[WORK TO DO] As an exercise in exact copying, transcribe the lines below from the one holding "Output the HTML that produces this rendering." through the last, with both ends included and pictures left out.

[EXTRACTED ENTRIES]
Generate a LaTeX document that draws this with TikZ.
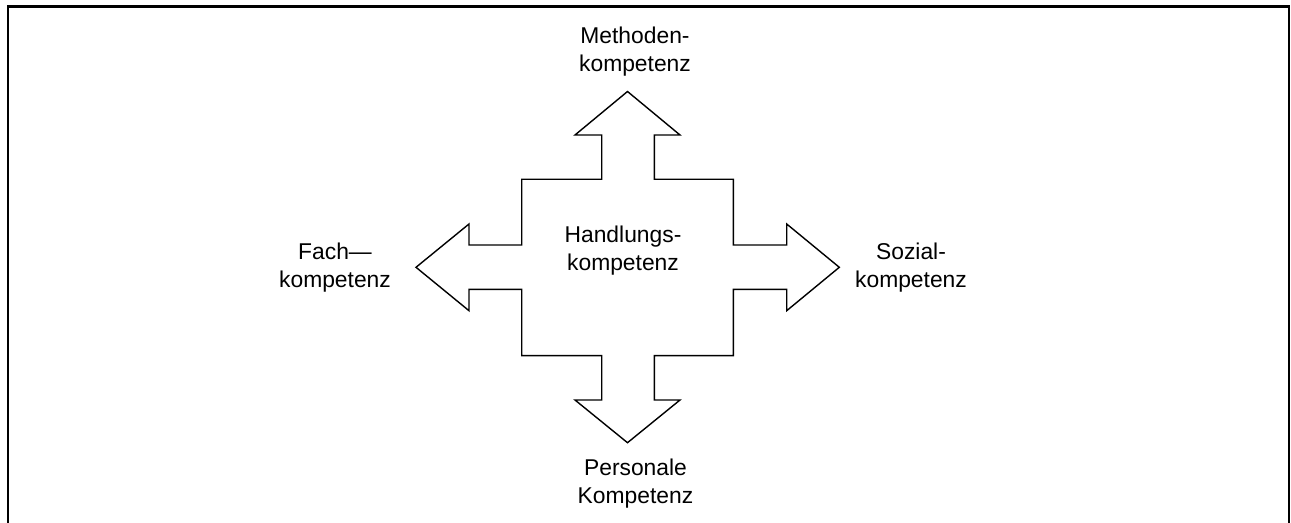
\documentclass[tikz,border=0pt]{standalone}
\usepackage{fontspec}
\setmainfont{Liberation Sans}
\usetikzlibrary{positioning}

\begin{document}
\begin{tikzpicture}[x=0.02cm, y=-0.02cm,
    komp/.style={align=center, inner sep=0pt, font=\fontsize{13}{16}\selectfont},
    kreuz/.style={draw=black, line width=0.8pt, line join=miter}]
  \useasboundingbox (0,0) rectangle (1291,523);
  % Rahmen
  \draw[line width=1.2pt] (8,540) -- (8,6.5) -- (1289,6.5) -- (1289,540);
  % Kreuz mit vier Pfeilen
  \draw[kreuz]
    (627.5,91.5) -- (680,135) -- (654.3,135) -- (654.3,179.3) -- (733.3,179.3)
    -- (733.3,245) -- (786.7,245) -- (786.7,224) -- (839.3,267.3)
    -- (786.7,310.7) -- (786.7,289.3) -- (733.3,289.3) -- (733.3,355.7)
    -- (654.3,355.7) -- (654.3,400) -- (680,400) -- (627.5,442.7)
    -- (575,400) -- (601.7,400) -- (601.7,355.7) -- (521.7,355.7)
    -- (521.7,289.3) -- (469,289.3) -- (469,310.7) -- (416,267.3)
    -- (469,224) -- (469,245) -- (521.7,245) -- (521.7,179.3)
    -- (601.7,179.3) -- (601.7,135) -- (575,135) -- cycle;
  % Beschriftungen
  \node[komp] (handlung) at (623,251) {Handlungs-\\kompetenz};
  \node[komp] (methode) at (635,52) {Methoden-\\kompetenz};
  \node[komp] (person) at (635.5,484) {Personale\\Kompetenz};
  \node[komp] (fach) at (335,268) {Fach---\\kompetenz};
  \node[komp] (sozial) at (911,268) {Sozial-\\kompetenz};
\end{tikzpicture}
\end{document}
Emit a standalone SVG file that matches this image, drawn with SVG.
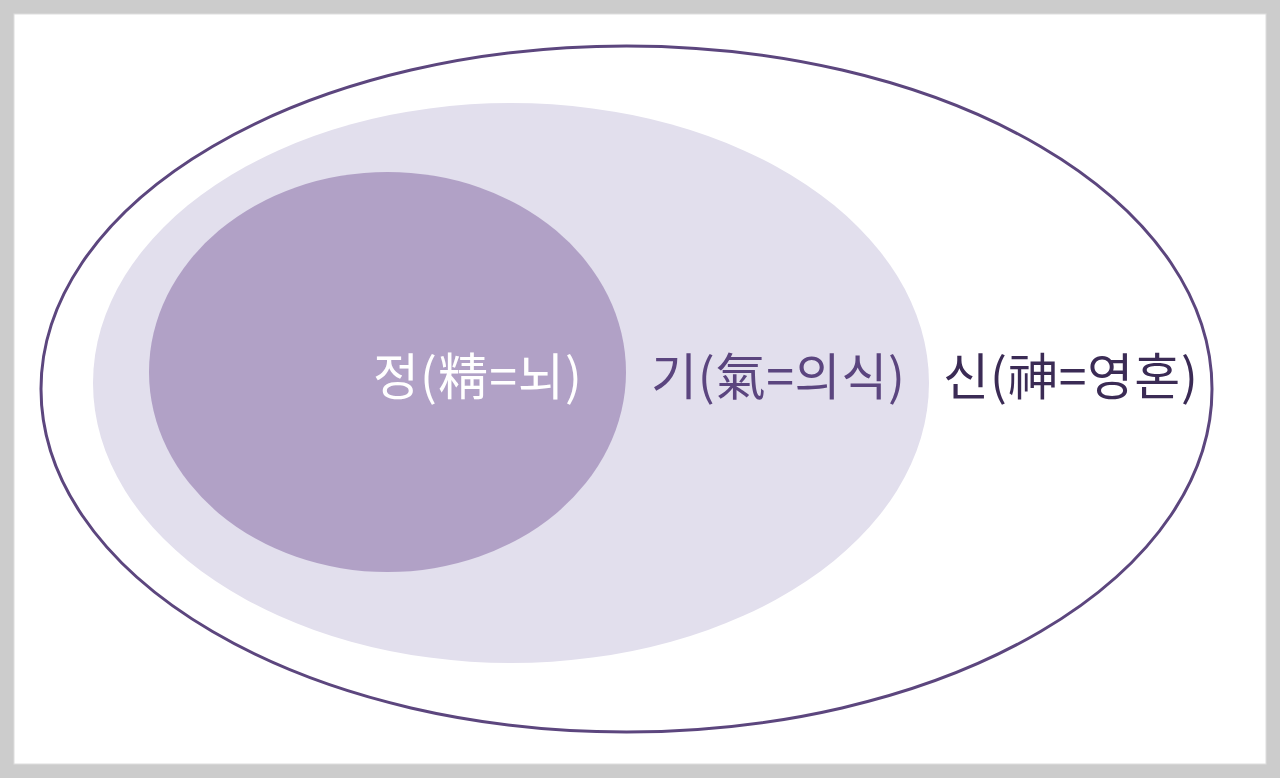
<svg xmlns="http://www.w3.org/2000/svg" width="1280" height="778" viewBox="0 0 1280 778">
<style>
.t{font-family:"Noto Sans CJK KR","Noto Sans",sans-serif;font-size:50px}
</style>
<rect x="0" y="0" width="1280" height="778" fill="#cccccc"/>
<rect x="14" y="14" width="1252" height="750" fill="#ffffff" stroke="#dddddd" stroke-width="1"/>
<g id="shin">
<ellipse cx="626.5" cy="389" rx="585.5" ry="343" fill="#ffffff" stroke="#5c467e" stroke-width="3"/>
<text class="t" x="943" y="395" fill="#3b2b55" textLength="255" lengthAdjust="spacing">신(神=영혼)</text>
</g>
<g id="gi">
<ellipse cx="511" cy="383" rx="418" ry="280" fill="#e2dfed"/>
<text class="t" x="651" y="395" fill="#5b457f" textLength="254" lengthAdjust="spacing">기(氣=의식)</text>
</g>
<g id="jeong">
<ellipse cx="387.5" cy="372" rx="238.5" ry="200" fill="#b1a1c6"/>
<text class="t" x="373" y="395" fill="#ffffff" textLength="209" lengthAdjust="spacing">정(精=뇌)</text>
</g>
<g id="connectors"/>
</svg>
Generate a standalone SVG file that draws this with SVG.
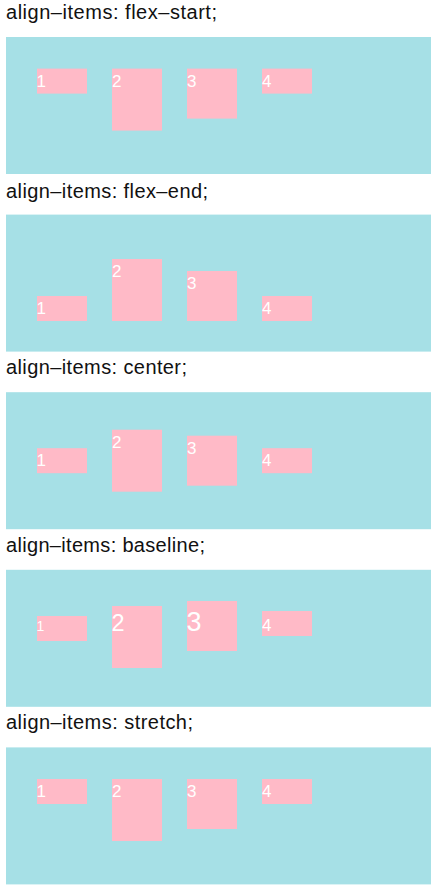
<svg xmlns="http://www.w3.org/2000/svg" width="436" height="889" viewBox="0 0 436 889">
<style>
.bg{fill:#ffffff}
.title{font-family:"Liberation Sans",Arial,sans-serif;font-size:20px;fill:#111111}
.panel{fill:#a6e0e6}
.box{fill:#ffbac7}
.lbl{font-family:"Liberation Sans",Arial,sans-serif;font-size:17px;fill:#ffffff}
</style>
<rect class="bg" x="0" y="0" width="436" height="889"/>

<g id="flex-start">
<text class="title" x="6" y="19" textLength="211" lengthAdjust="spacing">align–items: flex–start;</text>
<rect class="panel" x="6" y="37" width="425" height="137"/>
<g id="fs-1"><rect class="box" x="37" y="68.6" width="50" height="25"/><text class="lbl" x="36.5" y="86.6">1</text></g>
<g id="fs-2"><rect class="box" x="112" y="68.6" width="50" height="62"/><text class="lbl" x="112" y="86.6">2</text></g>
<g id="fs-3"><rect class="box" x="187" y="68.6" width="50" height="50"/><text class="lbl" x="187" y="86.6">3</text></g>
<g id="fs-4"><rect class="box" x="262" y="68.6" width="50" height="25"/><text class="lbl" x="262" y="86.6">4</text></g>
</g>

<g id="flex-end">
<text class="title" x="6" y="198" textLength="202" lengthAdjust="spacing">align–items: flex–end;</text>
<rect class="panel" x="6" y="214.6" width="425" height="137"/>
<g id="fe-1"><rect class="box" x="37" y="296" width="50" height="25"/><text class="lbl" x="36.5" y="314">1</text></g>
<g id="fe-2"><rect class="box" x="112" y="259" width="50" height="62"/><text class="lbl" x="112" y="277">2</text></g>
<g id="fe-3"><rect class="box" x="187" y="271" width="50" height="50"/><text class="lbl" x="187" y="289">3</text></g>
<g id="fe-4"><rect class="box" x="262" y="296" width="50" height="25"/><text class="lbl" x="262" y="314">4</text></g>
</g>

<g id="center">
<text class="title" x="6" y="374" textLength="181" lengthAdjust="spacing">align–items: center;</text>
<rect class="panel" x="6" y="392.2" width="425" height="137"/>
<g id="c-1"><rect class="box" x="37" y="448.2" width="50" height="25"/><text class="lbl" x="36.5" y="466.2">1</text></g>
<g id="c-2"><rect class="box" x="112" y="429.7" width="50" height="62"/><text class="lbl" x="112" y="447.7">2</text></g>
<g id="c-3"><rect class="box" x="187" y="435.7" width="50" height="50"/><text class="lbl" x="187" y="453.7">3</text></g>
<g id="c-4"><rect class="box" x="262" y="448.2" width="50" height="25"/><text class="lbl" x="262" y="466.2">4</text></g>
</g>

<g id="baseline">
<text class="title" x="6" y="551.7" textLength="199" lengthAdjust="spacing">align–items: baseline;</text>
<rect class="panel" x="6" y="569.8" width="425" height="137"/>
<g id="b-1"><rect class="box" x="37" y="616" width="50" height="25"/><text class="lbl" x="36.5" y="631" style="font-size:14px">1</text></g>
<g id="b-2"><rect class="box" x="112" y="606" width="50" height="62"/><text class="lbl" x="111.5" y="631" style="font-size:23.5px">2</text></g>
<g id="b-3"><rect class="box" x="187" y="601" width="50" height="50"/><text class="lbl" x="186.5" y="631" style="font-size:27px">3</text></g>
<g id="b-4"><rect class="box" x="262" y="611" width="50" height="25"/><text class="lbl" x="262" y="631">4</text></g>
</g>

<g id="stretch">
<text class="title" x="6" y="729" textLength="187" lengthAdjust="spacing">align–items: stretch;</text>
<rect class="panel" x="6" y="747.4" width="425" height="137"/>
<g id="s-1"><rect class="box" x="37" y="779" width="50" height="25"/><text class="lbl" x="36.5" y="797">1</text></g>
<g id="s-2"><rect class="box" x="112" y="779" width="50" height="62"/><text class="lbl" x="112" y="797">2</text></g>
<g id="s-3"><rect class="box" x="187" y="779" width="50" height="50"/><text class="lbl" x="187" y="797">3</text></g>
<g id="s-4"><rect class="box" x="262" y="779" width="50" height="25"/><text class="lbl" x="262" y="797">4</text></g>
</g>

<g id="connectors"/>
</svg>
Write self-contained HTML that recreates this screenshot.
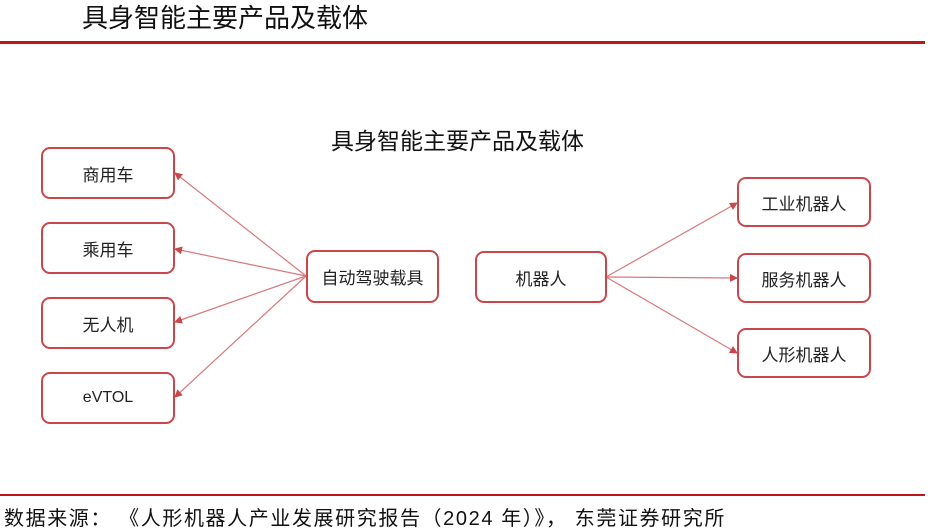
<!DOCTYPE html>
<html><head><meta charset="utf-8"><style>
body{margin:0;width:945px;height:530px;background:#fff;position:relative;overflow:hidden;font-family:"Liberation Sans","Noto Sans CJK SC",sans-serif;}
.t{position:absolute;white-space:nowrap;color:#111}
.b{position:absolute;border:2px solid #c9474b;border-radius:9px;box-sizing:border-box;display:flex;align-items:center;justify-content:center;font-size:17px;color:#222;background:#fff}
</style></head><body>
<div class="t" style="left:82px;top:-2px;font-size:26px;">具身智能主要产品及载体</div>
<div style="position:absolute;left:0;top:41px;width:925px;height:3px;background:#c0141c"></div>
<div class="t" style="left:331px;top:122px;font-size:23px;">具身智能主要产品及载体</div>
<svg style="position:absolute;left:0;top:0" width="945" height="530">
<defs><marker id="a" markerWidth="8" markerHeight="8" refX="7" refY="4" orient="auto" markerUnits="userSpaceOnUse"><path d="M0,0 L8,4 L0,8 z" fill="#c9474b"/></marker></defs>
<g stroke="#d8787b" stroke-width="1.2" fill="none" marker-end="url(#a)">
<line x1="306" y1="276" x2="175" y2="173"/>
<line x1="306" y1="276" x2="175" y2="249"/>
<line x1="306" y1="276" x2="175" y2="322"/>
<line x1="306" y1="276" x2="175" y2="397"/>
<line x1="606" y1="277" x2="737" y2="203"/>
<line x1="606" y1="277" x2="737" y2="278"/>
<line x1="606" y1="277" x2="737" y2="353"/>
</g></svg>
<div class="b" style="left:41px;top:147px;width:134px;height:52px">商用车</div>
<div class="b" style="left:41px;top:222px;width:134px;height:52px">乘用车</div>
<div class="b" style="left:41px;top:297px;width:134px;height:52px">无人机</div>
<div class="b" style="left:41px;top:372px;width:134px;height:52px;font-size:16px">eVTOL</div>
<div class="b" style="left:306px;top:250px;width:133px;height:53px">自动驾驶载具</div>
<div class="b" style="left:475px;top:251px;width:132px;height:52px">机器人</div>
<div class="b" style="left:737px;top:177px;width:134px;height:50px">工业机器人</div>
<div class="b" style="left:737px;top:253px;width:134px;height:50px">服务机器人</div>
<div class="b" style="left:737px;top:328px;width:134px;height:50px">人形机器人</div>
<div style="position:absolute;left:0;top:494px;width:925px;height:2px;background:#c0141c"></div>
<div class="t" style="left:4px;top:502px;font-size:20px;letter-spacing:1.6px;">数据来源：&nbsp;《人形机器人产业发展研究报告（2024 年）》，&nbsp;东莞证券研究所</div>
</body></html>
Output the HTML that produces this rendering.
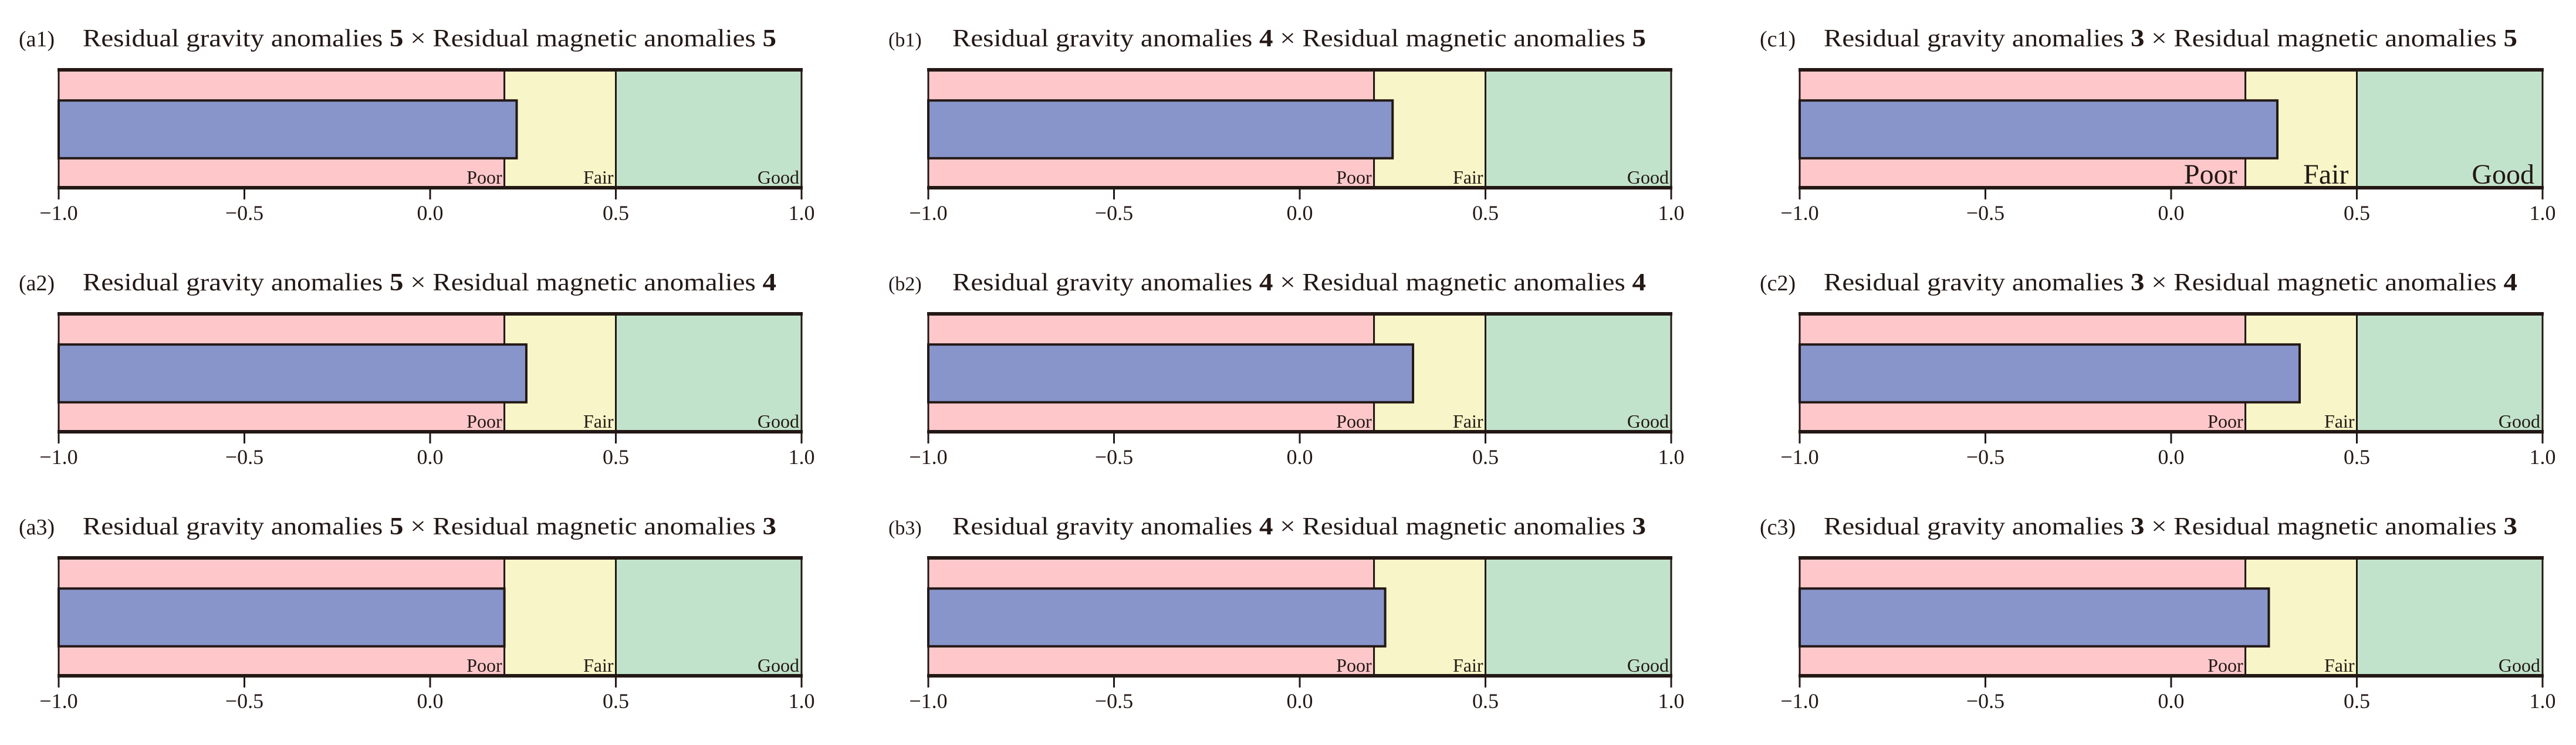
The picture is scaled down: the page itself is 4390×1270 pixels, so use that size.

[ANSWER TO THIS EXERCISE]
Output the HTML that produces this rendering.
The picture is scaled down: the page itself is 4390×1270 pixels, so use that size.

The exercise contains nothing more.